Before embarking on collaboration, each party must sign a "participation agreement" which sets out the principles of the process. It contains a provision that if it fails, the solicitors collaborating cannot then go to litigation. The parties must find new lawyers for taking their case to court. Any suspicion of bad faith - say, by one party withholding financial information - leads to the automatic termination of the process.

Experts can be called in to help in the negotiations. Typically they would be accountants, auctioneers or, where children are involved, child psychologists.

Collaborative law differs from mediation in that both parties are legally represented, and the agreement is thrashed out jointly between the parties and their lawyers. In mediation a single individual, a mediator, is involved, who is not necessarily legally trained, and who helps the parties to settle their differences. The ultimate agreement usually needs to be finalised by lawyers anyway.

This system also differs from the usual adversarial nature of dealing with family-law disputes, where the lawyers for each side promote the interests of their client, where tactical positions are adopted as bargaining tools, and where the threat of court action is always waiting in the wings. While many cases settle without going to court, an amicable settlement, attempting to preserve civil relations between the parties and good co-parenting arrangements, is not the first priority.

In her leaflet describing collaborative law, Anne O'Neill asks each prospective client to consider a number of questions before opting for this process. They include: "Do I want a civilised, respectful resolution of the issues?" "Do I want to protect my children from the fallout associated with traditional court cases?" and "Do I want to retain control over decision-making, as opposed to leaving it to a judge."

O'Neill admits to evangelical zeal in promoting this type of family law, and says that in her practice, O'Driscoll's in Bandon, she has designed a room specifically for collaboration.

"It has a round table, which I believe to be essential, an up-beat painting oozing vitality, refreshing lilac curtains, comfortable chairs, a tea and coffee trolley, plants and even a very large amethyst rock. And I'm not finished yet!"

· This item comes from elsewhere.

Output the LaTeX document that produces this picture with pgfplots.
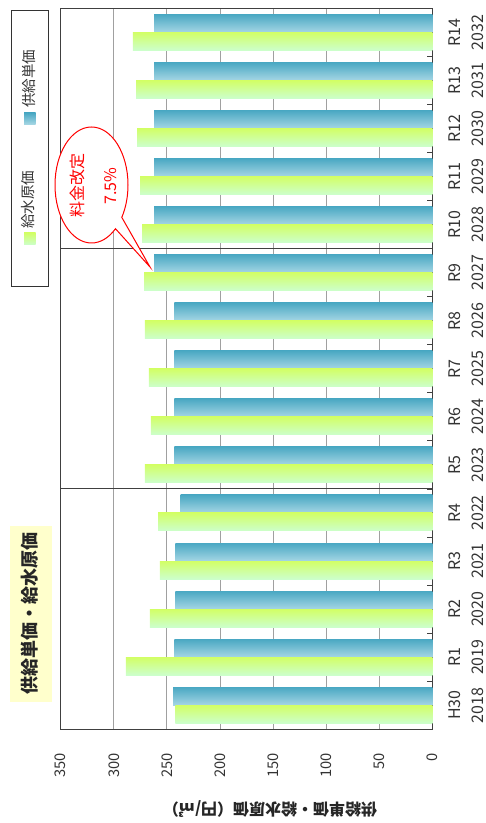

Finalising a separation or divorce through collaboration is not cheap, but it is cheaper than going to court. An average case, not involving additional experts, will cost each party about €6,000 plus Vat. An average case that goes to the Circuit Court, even if settled, costs each party about €12,000. This may also not be the final sum, and one or other party may return to court to have court orders varied, or to seek to have them implemented.

A divorce decree following the collaborative process must be granted by the court but this becomes a formality.

Of course, this collaborative process may not always work. One party may opt for it because it appears cheaper, rather than because he or she is really committed to a fair and amicable solution. Many meetings may take place with this party dragging their heels over disclosure of means, or arrangements for children, because he or she does not want to make any concessions to the estranged spouse. The process will then have to be abandoned.

This will end up even more stressful and expensive, as traditional style court-based family litigation will then be embarked upon, with a whole new set of lawyers, and a whole new set of legal costs.